The administration of waqf varies across Muslim-majority countries, with different levels of state involvement. Some key differences are outlined below:
Centralization of Waqf Management:
Turkey - Highly centralized under the General Directorate of Foundations.
Kuwait - Managed by the Ministry of Awqaf and Islamic Affairs.
Indonesia - Governed by the Indonesia Waqf Board.
Saudi Arabia- Centralized under the General Authority for Awqaf.
Singapore - Administered by Majlis Ugama Islam Singapura (MUIS).
Legal Framework:
Turkey - Modern legal framework focusing on public welfare.
Kuwait - Unified under a central authority for efficiency.
Indonesia - Focuses on socio-economic development through waqf assets.
Saudi Arabia- Integrates waqf into national development.
Singapore - Highly centralized with a focus on modernization.
The Waqf (Amendment) Bill, 2024
The Waqf (Amendment) Bill, 2024, introduced in the Lok Sabha on August 8, 2024, makes significant changes to the Waqf Act of 1995, regulating waqf properties in India. The major amendments are summarized below:
1. Renaming of the Act
The Bill renames the Waqf Act, 1995 to the United Waqf Management, Empowerment, Efficiency and Development Act, 1995. This reflects a shift toward improving the overall efficiency and modernization of waqf management.
2. Formation of Waqf
The Bill restricts waqf formation to individuals practicing Islam for at least five years and clarifies that they must own the property being declared as waqf. It also removes the provision for Waqf by User and restricts Waqf-alal-aulad to ensure it does not infringe upon inheritance rights, especially of women.
3. Government Property and Waqf
Any government property previously identified as waqf will cease to be so. In cases of uncertainty over ownership, the Collector will submit a report to the state government, and if deemed government property, it will be updated in the revenue records.
4. Power to Determine Waqf Properties
The power of the Waqf Board to determine whether a property is waqf has been removed. This authority will now rest with the government, removing potential conflicts of interest.
5. Survey of Waqf Properties
Instead of the Survey Commissioner, the Bill empowers Collectors to survey waqf properties, with pending surveys conducted under state revenue laws. This change is aimed at streamlining the survey process under existing administrative structures.
6. Central Waqf Council
The Central Waqf Council will now include two non-Muslim members, broadening its representation. While the Muslim members must still include representatives from Muslim organizations and scholars of Islamic law, the requirement for all council members to be Muslim has been lifted. Additionally, at least two women members must still be included, but they must be Muslim.

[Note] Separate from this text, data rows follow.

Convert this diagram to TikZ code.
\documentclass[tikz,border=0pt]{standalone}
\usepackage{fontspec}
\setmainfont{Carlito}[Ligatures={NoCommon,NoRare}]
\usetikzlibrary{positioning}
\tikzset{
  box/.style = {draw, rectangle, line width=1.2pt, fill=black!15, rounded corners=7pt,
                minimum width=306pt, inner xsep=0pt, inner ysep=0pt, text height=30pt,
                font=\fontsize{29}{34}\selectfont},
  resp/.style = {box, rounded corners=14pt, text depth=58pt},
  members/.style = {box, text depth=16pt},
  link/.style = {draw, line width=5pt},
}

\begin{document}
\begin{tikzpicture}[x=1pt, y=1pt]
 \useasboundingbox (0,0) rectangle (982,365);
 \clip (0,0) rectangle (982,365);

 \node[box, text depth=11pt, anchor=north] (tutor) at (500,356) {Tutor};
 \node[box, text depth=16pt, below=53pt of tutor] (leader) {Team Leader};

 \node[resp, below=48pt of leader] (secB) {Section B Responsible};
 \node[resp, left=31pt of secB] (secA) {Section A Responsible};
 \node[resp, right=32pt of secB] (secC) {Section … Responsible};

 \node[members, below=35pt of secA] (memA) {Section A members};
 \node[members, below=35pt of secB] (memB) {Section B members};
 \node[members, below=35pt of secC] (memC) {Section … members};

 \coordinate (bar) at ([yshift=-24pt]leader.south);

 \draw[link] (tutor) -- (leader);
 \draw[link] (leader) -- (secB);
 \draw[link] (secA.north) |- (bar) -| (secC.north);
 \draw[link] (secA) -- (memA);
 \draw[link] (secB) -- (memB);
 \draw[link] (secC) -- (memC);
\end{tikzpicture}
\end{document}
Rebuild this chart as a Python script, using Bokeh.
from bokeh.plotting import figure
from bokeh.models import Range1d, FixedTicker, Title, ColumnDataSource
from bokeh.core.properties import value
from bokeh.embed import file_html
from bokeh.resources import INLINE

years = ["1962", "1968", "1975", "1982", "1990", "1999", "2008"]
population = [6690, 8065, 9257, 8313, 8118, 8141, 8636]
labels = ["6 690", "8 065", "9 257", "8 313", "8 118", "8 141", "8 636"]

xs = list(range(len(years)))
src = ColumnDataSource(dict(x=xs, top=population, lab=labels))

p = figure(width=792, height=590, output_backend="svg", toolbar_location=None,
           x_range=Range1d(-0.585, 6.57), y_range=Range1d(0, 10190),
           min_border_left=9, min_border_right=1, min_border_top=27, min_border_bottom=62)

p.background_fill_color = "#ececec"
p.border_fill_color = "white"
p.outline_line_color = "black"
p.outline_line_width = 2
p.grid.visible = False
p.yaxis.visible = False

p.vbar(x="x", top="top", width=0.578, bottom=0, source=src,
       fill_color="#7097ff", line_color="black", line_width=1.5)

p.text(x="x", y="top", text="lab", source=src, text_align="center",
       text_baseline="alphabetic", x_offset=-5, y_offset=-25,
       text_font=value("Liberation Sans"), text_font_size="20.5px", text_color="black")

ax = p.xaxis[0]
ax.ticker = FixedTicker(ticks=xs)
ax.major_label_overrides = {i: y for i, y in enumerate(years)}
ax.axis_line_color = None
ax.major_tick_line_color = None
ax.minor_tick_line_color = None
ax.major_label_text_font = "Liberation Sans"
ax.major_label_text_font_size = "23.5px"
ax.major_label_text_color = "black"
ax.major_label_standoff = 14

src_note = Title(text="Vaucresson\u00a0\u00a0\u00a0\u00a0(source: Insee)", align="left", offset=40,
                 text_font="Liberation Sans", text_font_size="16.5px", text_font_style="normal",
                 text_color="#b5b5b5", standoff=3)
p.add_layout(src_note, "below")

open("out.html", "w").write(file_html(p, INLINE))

7. Waqf Boards Composition
The state government will nominate members from the Muslim community to the Waqf Boards, but the inclusion of two non-Muslim members is now mandatory. The Board must also have representation from Shia, Sunni, Bohra, Agakhani, and Backward classes of Muslims. Additionally, two Muslim women must be part of the board.
8. Tribunals and Appeals
The composition of Waqf Tribunals has been revised. The Chairman must be a judge of the District or Sessions Court, and the other member should be a senior state officer. The Bill removes the requirement for a member knowledgeable in Muslim law. Additionally, decisions of the Tribunal can now be appealed in the High Court within 90 days.
9. Audit of Waqf Accounts
The central government can now authorize the CAG (Comptroller and Auditor General) to audit waqf accounts, replacing the previous system where the state government could audit the accounts at any time.

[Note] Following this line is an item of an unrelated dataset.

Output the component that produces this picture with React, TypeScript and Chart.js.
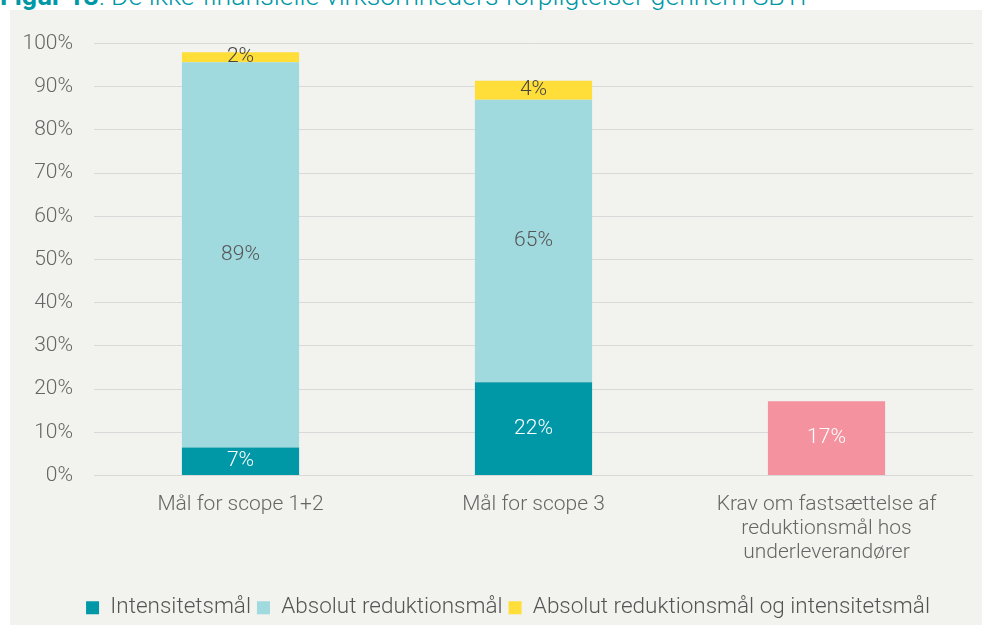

10. Separate Waqf Boards for Specific Communities
In addition to separate waqf boards for Sunni and Shia communities, the Bill allows for the establishment of separate boards for the Bohra and Aghakhani communities if they hold significant waqf properties in a state.

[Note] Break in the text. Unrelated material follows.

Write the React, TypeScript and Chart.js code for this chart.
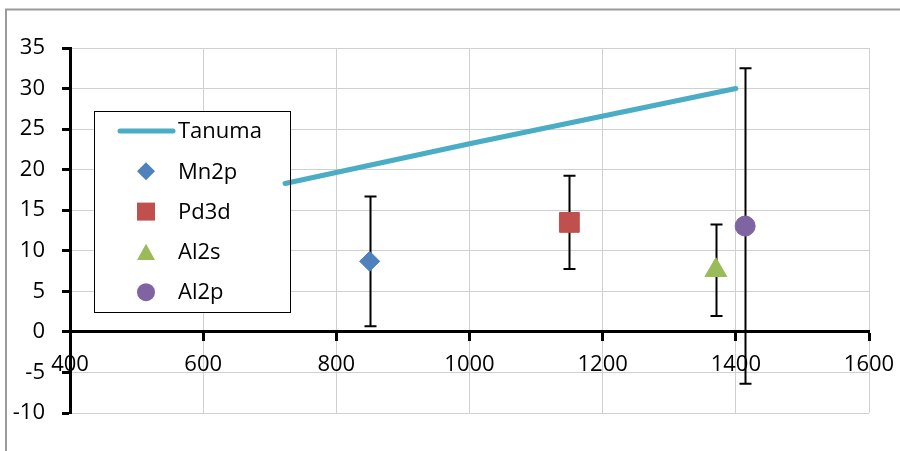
import React, { useEffect, useRef } from 'react';
import { Chart, registerables } from 'chart.js';

Chart.register(...registerables);

// ---- data ----
const tanumaEnergy = [723, 1000, 1400];
const tanumaValue = [18.3, 23.2, 30.0];

const pointNames = ['Mn2p', 'Pd3d', 'Al2s', 'Al2p'];
const pointEnergy = [850, 1150, 1370, 1414];
const pointValue = [8.7, 13.5, 7.6, 13.05];
const pointError = [8.0, 5.75, 5.65, 19.45];

const xTickValues = [400, 600, 800, 1000, 1200, 1400, 1600];
const yTickValues = [-10, -5, 0, 5, 10, 15, 20, 25, 30, 35];

// ---- styles ----
const lineColor = '#4BACC6';
const pointColors = ['#4F81BD', '#C0504D', '#9BBB59', '#8064A2'];
const pointStyles = ['rectRot', 'rect', 'triangle', 'circle'];
const pointRadii = [10, 14, 12.5, 10];
const FONT = '"Open Sans", "DejaVu Sans", sans-serif';
const FONT_SIZE = 22;
const GRID = '#d0d0d0';

function drawMarker(ctx: CanvasRenderingContext2D, style: string, x: number, y: number, s: number, color: string) {
  ctx.save();
  ctx.fillStyle = color;
  ctx.beginPath();
  if (style === 'rectRot') {
    ctx.moveTo(x, y - s);
    ctx.lineTo(x + s, y);
    ctx.lineTo(x, y + s);
    ctx.lineTo(x - s, y);
    ctx.closePath();
  } else if (style === 'rect') {
    ctx.rect(x - s, y - s, 2 * s, 2 * s);
  } else if (style === 'triangle') {
    ctx.moveTo(x, y - s * 0.9);
    ctx.lineTo(x + s, y + s * 0.9);
    ctx.lineTo(x - s, y + s * 0.9);
    ctx.closePath();
  } else {
    ctx.arc(x, y, s, 0, Math.PI * 2);
  }
  ctx.fill();
  ctx.restore();
}

const LEG = { left: 94.5, top: 111.5, right: 290.5, bottom: 312.5, firstY: 131, step: 40.3, lineX1: 120, lineX2: 173, markerX: 146, textX: 178 };

const frameAndLegendPlugin = {
  id: 'frameAndLegend',
  beforeDraw(chart: any) {
    const ctx = chart.ctx as CanvasRenderingContext2D;
    ctx.save();
    ctx.fillStyle = '#ffffff';
    ctx.fillRect(0, 0, chart.width, chart.height);
    ctx.strokeStyle = '#9a9a9a';
    ctx.lineWidth = 2;
    ctx.beginPath();
    ctx.moveTo(6, chart.height + 2);
    ctx.lineTo(6, 9.5);
    ctx.lineTo(chart.width + 2, 9.5);
    ctx.stroke();
    ctx.restore();
  },
  beforeDatasetsDraw(chart: any) {
    const ctx = chart.ctx as CanvasRenderingContext2D;
    // legend background
    ctx.save();
    ctx.fillStyle = '#ffffff';
    ctx.fillRect(LEG.left, LEG.top, LEG.right - LEG.left, LEG.bottom - LEG.top);
    ctx.restore();
    // error bars
    const xs = chart.scales.x;
    const ys = chart.scales.y;
    ctx.save();
    ctx.strokeStyle = '#000000';
    ctx.lineWidth = 2;
    const cap = 6;
    pointEnergy.forEach((e, i) => {
      const px = Math.round(xs.getPixelForValue(e)) + 0.5;
      const yTop = ys.getPixelForValue(pointValue[i] + pointError[i]);
      const yBot = ys.getPixelForValue(pointValue[i] - pointError[i]);
      ctx.beginPath();
      ctx.moveTo(px, yTop);
      ctx.lineTo(px, yBot);
      ctx.moveTo(px - cap, yTop);
      ctx.lineTo(px + cap, yTop);
      ctx.moveTo(px - cap, yBot);
      ctx.lineTo(px + cap, yBot);
      ctx.stroke();
    });
    ctx.restore();
  },
  afterDatasetsDraw(chart: any) {
    const ctx = chart.ctx as CanvasRenderingContext2D;
    ctx.save();
    ctx.strokeStyle = '#000000';
    ctx.lineWidth = 1;
    ctx.strokeRect(LEG.left, LEG.top, LEG.right - LEG.left, LEG.bottom - LEG.top);
    ctx.font = `${FONT_SIZE}px ${FONT}`;
    ctx.fillStyle = '#000000';
    ctx.textBaseline = 'middle';
    ctx.textAlign = 'left';
    chart.data.datasets.forEach((ds: any, i: number) => {
      const y = LEG.firstY + i * LEG.step;
      if (i === 0) {
        ctx.save();
        ctx.strokeStyle = lineColor;
        ctx.lineWidth = 5;
        ctx.lineCap = 'round';
        ctx.beginPath();
        ctx.moveTo(LEG.lineX1, y);
        ctx.lineTo(LEG.lineX2, y);
        ctx.stroke();
        ctx.restore();
      } else {
        drawMarker(ctx, pointStyles[i - 1], LEG.markerX, y, 9, pointColors[i - 1]);
      }
      ctx.fillText(ds.label, LEG.textX, y + 1);
    });
    ctx.restore();
  },
};

export default function App() {
  const ref = useRef<HTMLCanvasElement | null>(null);

  useEffect(() => {
    if (!ref.current) return;
    const datasets: any[] = [
      {
        label: 'Tanuma',
        data: tanumaEnergy.map((x, i) => ({ x, y: tanumaValue[i] })),
        showLine: true,
        borderColor: lineColor,
        backgroundColor: lineColor,
        borderWidth: 5,
        borderCapStyle: 'round',
        pointRadius: 0,
        pointHoverRadius: 0,
        tension: 0,
      },
      ...pointNames.map((name, i) => ({
        label: name,
        data: [{ x: pointEnergy[i], y: pointValue[i] }],
        pointStyle: pointStyles[i],
        pointRadius: pointRadii[i],
        backgroundColor: pointColors[i],
        borderColor: pointColors[i],
        borderWidth: 1,
        showLine: false,
      })),
    ];

    const chart = new Chart(ref.current, {
      type: 'scatter',
      data: { datasets },
      plugins: [frameAndLegendPlugin],
      options: {
        animation: false,
        responsive: false,
        maintainAspectRatio: false,
        layout: { padding: { left: 0, top: 48, right: 31, bottom: 38 } },
        plugins: {
          legend: { display: false },
          tooltip: { enabled: false },
        },
        scales: {
          x: {
            type: 'linear',
            position: { y: 0 } as any,
            min: 400,
            max: 1600,
            afterBuildTicks: (scale: any) => {
              scale.ticks = xTickValues.map((v) => ({ value: v }));
            },
            afterFit: (scale: any) => {
              scale.paddingLeft = 0;
              scale.paddingRight = 0;
            },
            ticks: {
              color: '#000000',
              font: { family: FONT, size: FONT_SIZE },
              padding: 12,
              maxRotation: 0,
              autoSkip: false,
              callback: (v: any) => String(v),
            },
            grid: {
              color: GRID,
              lineWidth: 1,
              tickLength: 8,
              tickColor: '#000000',
              tickWidth: 3,
            },
            border: { color: '#000000', width: 3 },
          },
          y: {
            type: 'linear',
            position: 'left',
            min: -10,
            max: 35,
            afterBuildTicks: (scale: any) => {
              scale.ticks = yTickValues.map((v) => ({ value: v }));
            },
            afterFit: (scale: any) => {
              scale.width = 70;
              scale.paddingTop = 0;
              scale.paddingBottom = 0;
            },
            ticks: {
              color: '#000000',
              font: { family: FONT, size: FONT_SIZE },
              padding: 17,
              autoSkip: false,
              callback: (v: any) => String(v),
            },
            grid: {
              color: GRID,
              lineWidth: 1,
              tickLength: 8,
              tickColor: '#000000',
              tickWidth: 3,
            },
            border: { color: '#000000', width: 3 },
          },
        },
      },
    });
    return () => chart.destroy();
  }, []);

  return (
    <div style={{ position: 'fixed', left: 0, top: 0, width: 900, height: 451, background: '#fff' }}>
      <canvas ref={ref} width={900} height={451} style={{ display: 'block' }} />
    </div>
  );
}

Why the Amendments Are Not Violative of Articles 25 and 26
The Waqf Act and its amendments do not fall within the purview of Articles 25 and 26 of the Constitution of India, which pertain to the right to freely practice and propagate religion and the right of religious denominations to manage their own affairs, respectively. Here’s a breakdown of the reasoning:
1. Definition of Religious Denomination
Article 26 defines a religious denomination as a collection of individuals classified under the same name, having a common faith and organization, and designated by a distinctive name. This implies that a religious denomination consists of a cohesive group sharing a unified belief system and governance structure.
2. Supreme Court Judgment
In the landmark case of Bramchari v. State of W.B. (AIR 1995 SC 2089), the Supreme Court identified three essential elements to constitute a religious denomination:
o A collection of individuals sharing a system of beliefs or doctrines regarded as conducive to their spiritual well-being (a common faith).
o A common organization.
o Designation by a distinctive name.
3. Nature of the Waqf Board
The Waqf Board is a statutory body, not a congregation of individuals sharing a common faith. It functions more like a company, where multiple individuals come together to manage waqf properties and affairs. The Waqf Board does not represent a unified body of Muslims or any particular religious sect. Therefore, it does not qualify as a religious denomination as defined under Article 26.
4. Conclusion on Fundamental Rights
Since the Waqf Board does not fit the criteria for a religious denomination, any amendments or changes to the Waqf Act would not infringe upon the fundamental rights guaranteed under Articles 25 and 26. Thus, the amendments can be implemented without violating constitutional provisions related to religious freedom and management.
Inference
In summary, the amendments to the Waqf Act are not violative of Articles 25 and 26 because the Waqf Board is not a representative body of Muslims or a religious denomination. Consequently, changes made to the Act do not infringe upon any fundamental rights protected under these constitutional provisions.